This Is Not The Game I Signed Up For

This Is Not The Game I Signed Up For

In the game’s 46th hour, I finally got frustrated about a design choice in Hollow Knight. I won’t spoil it in anything but the vaguest terms, but I’m sure anyone who has played enough games can relate.

You’re playing a game and you think it’s one thing, maybe a first-person shooter. Then suddenly, right at the end, it becomes a timed driving challenge. Why, Halo, why?

Or maybe the game is an entertaining third-person exploration game, and then right near the end, it becomes a punishing platformer. No, Recore, no!

Sometimes it’s a genre change, and sometimes it’s a difficulty spike that makes me loathe the last chapter of a game I’ve otherwise liked or loved.

I never finished Final Fantasy X and Paper Mario: The Thousand Year, because the games’ final bosses required me to turn back from the way I was playing—marching steadily through it, beating all enemies in my way—and do something I didn’t want to do, which was fight all of those enemies again and again to level up so I could beat the boss. 

Video games end more like school years than like books. Many don’t just give you the flourish of a final sequence of events but instead give you a final exam. They’re generally supposed to be tough at the end.

That’s fine, but there’s a thin line between challenge and a cheap twist or sudden ramp up in difficulty. Much as I enjoy finishing games that have concrete endings, I’m no fan of uber-hard boss battles that require grinding. I’m also not much of a fan of final gameplay genre twists, not unless they make sense, or unless they seem to be in the spirit of entertaining or intriguing the player rather than just forestalling the end. (Much love to Banjo-Kazooie’s bizarre transformation into a quiz show right before its finale, a test of the player’s ability to recognise the sights and sounds of the game they just spent hours playing.)

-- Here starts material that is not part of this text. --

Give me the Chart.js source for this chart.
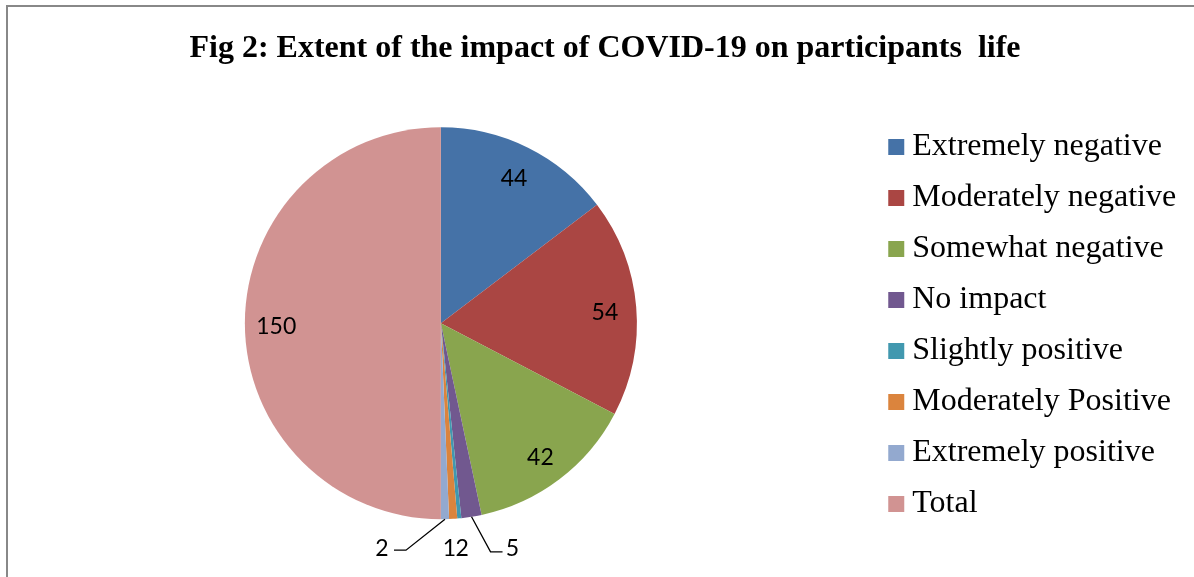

All this elevated critique (or pathetic whining, take your pick) is due to the trials I’ve experienced trying to get the better ending in Hollow Knight, that Metroid-style game I’ve previously using my keyboard to froth over.

The game has two endings, as best I can tell. There’s an easy one that you get by doing the game’s standard mix of slightly difficult exploring and much more challenging boss battles. Then there’s the tough ending, which requires a lot more exploring, some tougher boss battles and a final sequence that makes me go … really? I must be on track for the tougher ending, because the game turned, two nights ago, into a masocore platformer full of constant death.

If not for an optional item I’d found that gives you a wait to heal while standing still, I’d be screwed. Before now, the game has asked for nothing close to this level of platforming skill. There has been no gradual increase in platforming challenge as there is with the game’s steadily tougher combat. It’s a game with some moderately difficult platforming, then suddenly, chambers of constant death. You’re killing me, Hollow Knight!

After weeks of nightly Hollow Knight enjoyment, I’ve spent the last two nights playing with a frown, urgently wanting this latest section of the game to end. Late last night, I finally cleared it and texted a colleague. That terrible part, he assured me, was over.

I’d known my pursuit of the better ending would be tough. I had even prepared myself for the possibility that, given how hard I’d heard the game would get, I might not ever finish it. I just expected to hit my limit with a really tough boss battle since that is what the game seemed to be pointing toward.

And maybe I will. But to get there, I had to play through something that didn’t feel like the rest of the game I was playing.

You’ve been there, too, I bet. The game is one thing, and then suddenly it’s another. It’s not the game you signed up for. Do you play through?